Stop Punishing Yourself for Struggling

Self-criticism feels productive, like you’re holding yourself accountable. It’s not. Research on self-compassion consistently shows that people who beat themselves up after failure are less likely to try again, not more. Self-criticism is strongly linked to depression, which makes motivation nearly impossible. You can’t rebuild confidence while actively tearing yourself down.

Self-compassion, as studied by researcher Kristin Neff, involves three components. First, treating yourself with the same warmth you’d offer a friend in your situation instead of cold judgment. Second, recognizing that struggling and failing are universal human experiences, not evidence that something is uniquely wrong with you. Third, being honestly aware of your pain instead of suppressing it or spiraling into problem-solving mode.

This isn’t about lowering your standards. People who practice self-compassion maintain equally high goals. The difference is in how they respond when they fall short. Instead of collapsing into self-doubt, they process the disappointment, learn what they can, and re-engage with a new approach. That emotional resilience is what gives them the courage to keep putting themselves in situations where confidence can grow. Self-compassion provides the safety net that makes risk-taking possible again.

Use Other People Strategically

Two of the four sources of self-efficacy come directly from other people. The first is what you see others doing. Watching someone who started where you are and gradually improved is more powerful for your confidence than watching someone who was always talented. If you’re rebuilding confidence in a particular domain, seek out people who struggled and got better, not just people who make it look easy. Their example gives your brain permission to believe improvement is possible for you too.

The second is social feedback. Encouragement, recognition, and support from people you respect genuinely moves the needle on self-belief. This doesn’t mean fishing for compliments. It means putting yourself in environments where your efforts are noticed and where the people around you are invested in your growth. It also means distancing yourself, when possible, from people whose feedback is consistently destructive.

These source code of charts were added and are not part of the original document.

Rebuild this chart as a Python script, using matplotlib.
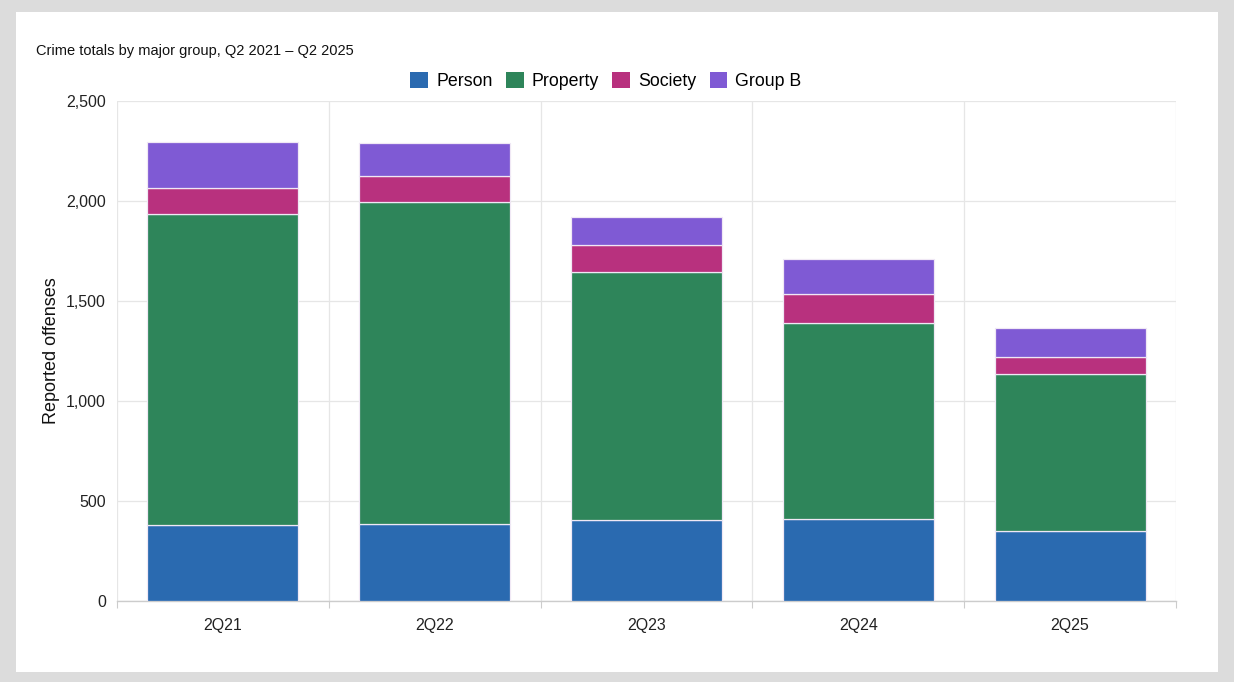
import matplotlib.pyplot as plt
import numpy as np
from matplotlib.patches import Rectangle

plt.rcParams['font.family'] = ['Liberation Sans', 'DejaVu Sans']

# data
quarters = ['2Q21', '2Q22', '2Q23', '2Q24', '2Q25']
person = [380, 385, 403, 412, 352]
property_ = [1557, 1610, 1240, 978, 785]
society = [128, 128, 137, 145, 85]
group_b = [228, 167, 138, 173, 143]

series = [('Person', person, '#2a6ab0'),
          ('Property', property_, '#2e855a'),
          ('Society', society, '#b8317e'),
          ('Group B', group_b, '#7f5ad4')]

W, H = 1234, 682
fig = plt.figure(figsize=(W / 100, H / 100), dpi=100)
fig.patch.set_facecolor('#dcdcdc')
fig.add_artist(Rectangle((16 / W, 1 - 672 / H), (1218 - 16) / W, (672 - 12) / H,
                         transform=fig.transFigure, facecolor='white',
                         edgecolor='none', zorder=0))

ax = fig.add_axes([117 / W, 1 - 601 / H, (1176 - 117) / W, 500 / H])
ax.set_facecolor('white')

x = np.arange(len(quarters))
bottom = np.zeros(len(quarters))
for name, vals, col in series:
    ax.bar(x, vals, width=0.713, bottom=bottom, color=col, label=name,
           edgecolor='#f0e8f5', linewidth=0.9, zorder=3)
    bottom += np.array(vals)

ax.set_xlim(-0.5, len(quarters) - 0.5)
ax.set_ylim(0, 2500)
ax.set_yticks(range(0, 2501, 500))
ax.set_yticklabels([f'{v:,}' for v in range(0, 2501, 500)], fontsize=11.5, color='#222222')
ax.set_xticks(x)
ax.set_xticklabels(quarters, fontsize=11.5, color='#222222')
ax.tick_params(axis='x', length=0, pad=12)
ax.tick_params(axis='y', length=0, pad=8)

# grid
ax.set_xticks(np.arange(-0.5, len(quarters)), minor=True)
ax.tick_params(axis='x', which='minor', length=5, color='#cccccc', width=0.8)
ax.grid(True, axis='y', color='#e6e6e6', linewidth=0.9, zorder=0)
ax.grid(True, axis='x', which='minor', color='#e6e6e6', linewidth=0.9, zorder=0)
ax.grid(False, axis='x', which='major')

for s in ['top', 'right', 'left']:
    ax.spines[s].set_visible(False)
ax.spines['bottom'].set_color('#cccccc')
ax.spines['bottom'].set_linewidth(1.0)

ax.set_ylabel('Reported offenses', fontsize=13, color='#111111', labelpad=4)

fig.text(36 / W, 1 - 51 / H, 'Crime totals by major group, Q2 2021 \u2013 Q2 2025',
         fontsize=10.5, color='#111111', va='center', ha='left')

leg = fig.legend(loc='center', bbox_to_anchor=(606 / W, 1 - 81 / H), ncol=4,
                 frameon=False, fontsize=12.8, handlelength=1.0, handleheight=1.0,
                 handletextpad=0.45, columnspacing=0.75)
for h in leg.legend_handles:
    h.set_edgecolor('none')

fig.savefig('out.png', dpi=100, facecolor=fig.get_facecolor())
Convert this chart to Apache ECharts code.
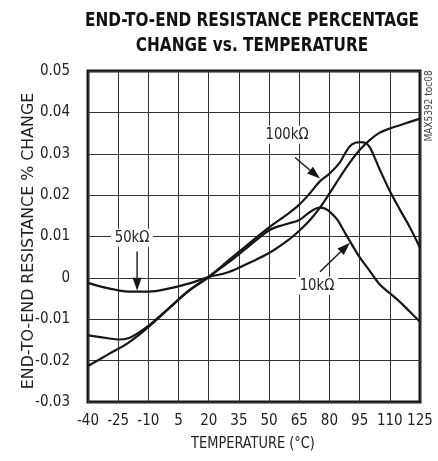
<!DOCTYPE html>
<html><head><meta charset="utf-8">
<script src="https://cdn.jsdelivr.net/npm/echarts@6/dist/echarts.min.js"></script>
<style>html,body{margin:0;padding:0;background:#fff}#c{width:438px;height:461px}</style>
</head><body><div id="c"></div>
<script>
const FONT = "'Liberation Sans Narrow','DejaVu Sans Condensed','Roboto Condensed',sans-serif";

// Temperature (°C) and % change values
const temps50k = [-40, -32, -25, -20, -10, 0, 10, 20, 30, 40, 50, 60, 65, 70, 75, 80, 85, 90, 95, 100, 105, 110, 115, 120, 125];
const vals50k  = [-0.0012, -0.0023, -0.0030, -0.0033, -0.0033, -0.0026, -0.0014, 0.0002, 0.0014, 0.0036, 0.0060, 0.0093, 0.0114, 0.0138, 0.0168, 0.0204, 0.0242, 0.0278, 0.0309, 0.0333, 0.0351, 0.0361, 0.0369, 0.0377, 0.0385];

const temps10k = [-40, -30, -25, -20, -15, -10, 0, 10, 20, 30, 40, 50, 55, 60, 65, 70, 75, 78, 81, 84, 87, 90, 95, 100, 105, 110, 115, 120, 125];
const vals10k  = [-0.0139, -0.0146, -0.0149, -0.0146, -0.0133, -0.0116, -0.0074, -0.0031, 0.0003, 0.0038, 0.0077, 0.0115, 0.0125, 0.0132, 0.0140, 0.0158, 0.0170, 0.0167, 0.0156, 0.0140, 0.0115, 0.0090, 0.0050, 0.0017, -0.0016, -0.0037, -0.0058, -0.0082, -0.0106];

const temps100k = [-40, -30, -20, -10, 0, 10, 20, 30, 40, 50, 60, 65, 70, 75, 80, 85, 88, 91, 95, 98, 100, 102, 105, 110, 115, 120, 125];
const vals100k  = [-0.0213, -0.0185, -0.0157, -0.0119, -0.0075, -0.0032, 0.0002, 0.0043, 0.0083, 0.0122, 0.0157, 0.0177, 0.0203, 0.0232, 0.0252, 0.0278, 0.0303, 0.0322, 0.0328, 0.0326, 0.0316, 0.0296, 0.0262, 0.0210, 0.0165, 0.0122, 0.0073];

const xTickLabels = ['-40', '-25', '-10', '5', '20', '35', '50', '65', '80', '95', '110', '125'];
const X_OFFSET = 40; // axis runs 0..165 internally so ticks start at a multiple of 15

const curveLabels = [
  {text: '100kΩ', t: 58.9, v: 0.0346},
  {text: '50kΩ', t: -18.1, v: 0.0097},
  {text: '10kΩ', t: 73.8, v: -0.0019}
];
const arrows = [
  {from: [62.9, 0.0291], to: [75.3, 0.0240]},
  {from: [-15.6, 0.0064], to: [-15.6, -0.0031]},
  {from: [75.3, 0.0015], to: [90.2, 0.0085]}
];

const chart = echarts.init(document.getElementById('c'), null, {renderer: 'canvas'});

function mk(temps, vals) { return temps.map((t, i) => [t + X_OFFSET, vals[i]]); }
function lineSeries(name, temps, vals) {
  return {
    name, type: 'line', data: mk(temps, vals), showSymbol: false, smooth: 0.35,
    lineStyle: {color: '#161616', width: 2.2}, silent: true, animation: false, z: 3
  };
}

chart.setOption({
  animation: false,
  grid: {left: 88, right: 18, top: 71, bottom: 59, show: true, borderColor: '#161616', borderWidth: 3, backgroundColor: 'transparent'},
  xAxis: {
    type: 'value', min: 0, max: 165, interval: 15,
    axisLine: {show: false}, axisTick: {show: false},
    splitLine: {show: true, lineStyle: {color: '#333', width: 1}},
    axisLabel: {
      margin: 12, color: '#222', fontFamily: FONT, fontSize: 15,
      formatter: v => xTickLabels[Math.round(v / 15)] ?? ''
    }
  },
  yAxis: {
    type: 'value', min: -0.03, max: 0.05, interval: 0.01,
    axisLine: {show: false}, axisTick: {show: false},
    splitLine: {show: true, lineStyle: {color: '#333', width: 1}},
    axisLabel: {
      margin: 18, color: '#222', fontFamily: FONT, fontSize: 15,
      formatter: v => String(Number(v.toFixed(2)))
    }
  },
  series: [
    lineSeries('50kΩ', temps50k, vals50k),
    lineSeries('10kΩ', temps10k, vals10k),
    lineSeries('100kΩ', temps100k, vals100k)
  ]
});

function px(t, v) { return chart.convertToPixel({gridIndex: 0}, [t + X_OFFSET, v]); }

const g = [];
g.push({type: 'text', x: 252, y: 8, z: 10, scaleX: 0.85, style: {
  text: 'END-TO-END RESISTANCE PERCENTAGE\nCHANGE vs. TEMPERATURE',
  font: 'bold 20px ' + FONT, fill: '#111', textAlign: 'center', lineHeight: 25
}});
g.push({type: 'text', x: 29, y: 241, rotation: Math.PI / 2, z: 10, scaleX: 1.1, style: {
  text: 'END-TO-END RESISTANCE % CHANGE', font: '16px ' + FONT, fill: '#222',
  textAlign: 'center', textVerticalAlign: 'middle'
}});
g.push({type: 'text', x: 253, y: 444, z: 10, scaleX: 0.9, style: {
  text: 'TEMPERATURE (°C)', font: '16px ' + FONT, fill: '#222',
  textAlign: 'center', textVerticalAlign: 'middle'
}});
g.push({type: 'text', x: 429, y: 106, rotation: Math.PI / 2, z: 10, style: {
  text: 'MAX5392 toc08', font: '10px ' + FONT, fill: '#444',
  textAlign: 'center', textVerticalAlign: 'middle'
}});

curveLabels.forEach(l => {
  const p = px(l.t, l.v);
  g.push({type: 'text', x: p[0], y: p[1], z: 20, scaleX: 0.92, style: {
    text: l.text, font: '16px ' + FONT, fill: '#222', textAlign: 'center', textVerticalAlign: 'middle',
    backgroundColor: '#fff', padding: [1, 4, 1, 4]
  }});
});

arrows.forEach(a => {
  const p1 = px(a.from[0], a.from[1]);
  const p2 = px(a.to[0], a.to[1]);
  const dx = p2[0] - p1[0], dy = p2[1] - p1[1];
  const len = Math.hypot(dx, dy);
  const ux = dx / len, uy = dy / len;
  const hl = 13, hw = 4.5;
  const bx = p2[0] - ux * hl, by = p2[1] - uy * hl;
  g.push({type: 'line', z: 20, shape: {x1: p1[0], y1: p1[1], x2: bx, y2: by}, style: {stroke: '#161616', lineWidth: 1.4}});
  g.push({type: 'polygon', z: 20, shape: {points: [
    [p2[0], p2[1]], [bx - uy * hw, by + ux * hw], [bx + uy * hw, by - ux * hw]
  ]}, style: {fill: '#161616'}});
});

chart.setOption({graphic: g});
</script>
</body></html>
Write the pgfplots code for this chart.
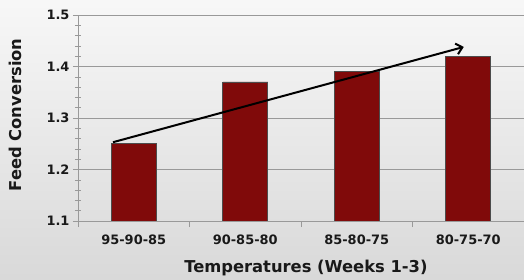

The messages you receive from family, friends, coworkers, and mentors shape your sense of what’s possible more than most people realize.

Work With Your Body, Not Just Your Mind

Your physical state directly influences your confidence. Fatigue, chronic stress, poor sleep, and pain all register in your brain as signals of vulnerability. When your body feels depleted, your brain interprets that as evidence that you’re not up to the challenge. This is one reason confidence can plummet during periods of illness, burnout, or sleep deprivation even when nothing else has changed.

Exercise is one of the most reliable confidence builders, and it works through multiple pathways. It improves mood, reduces anxiety, generates a sense of physical competence, and creates a daily source of measurable progress. You don’t need an intense regimen. Consistent movement that gradually becomes more challenging gives your brain the same “evidence of capability” signal that any other small win does.

You may have heard that standing in an expansive “power pose” changes your hormone levels. A large meta-analysis of 128 experiments with nearly 10,000 participants found no evidence that body posture affects testosterone, cortisol, or other physiological markers. Open postures can make you feel slightly more confident in the moment, but it’s a mood shift, not a hormonal one. Don’t rely on posture tricks as a substitute for the deeper work.

Expect a Gradual Curve, Not a Sudden Shift

Confidence doesn’t come back in a single moment of insight. Large-scale research tracking self-esteem across the lifespan shows that self-perception changes slowly and in phases. Even natural, life-driven increases in confidence tend to happen over years, not weeks. That said, you can speed the process considerably by being intentional about it.

A realistic expectation: you’ll start noticing small shifts in how you feel within a few weeks of consistent effort. You’ll catch yourself handling a situation you would have avoided a month ago, or you’ll realize the harsh inner critic has gotten a little quieter. Full rebuilding, especially after a major blow like a layoff, divorce, or public failure, often takes several months of accumulating new evidence and practicing new mental habits. The speed depends largely on how frequently you create opportunities for small successes and how consistently you challenge distorted self-talk.

The most important thing to understand is that confidence rebuilds through action, not through waiting until you feel ready. You act first, in small and manageable ways, and the feeling follows. Every time you do something despite feeling uncertain and it goes reasonably well, your brain quietly revises its predictions upward. Do that enough times and you’ll look up one day and realize the confidence came back without you noticing the exact moment it returned.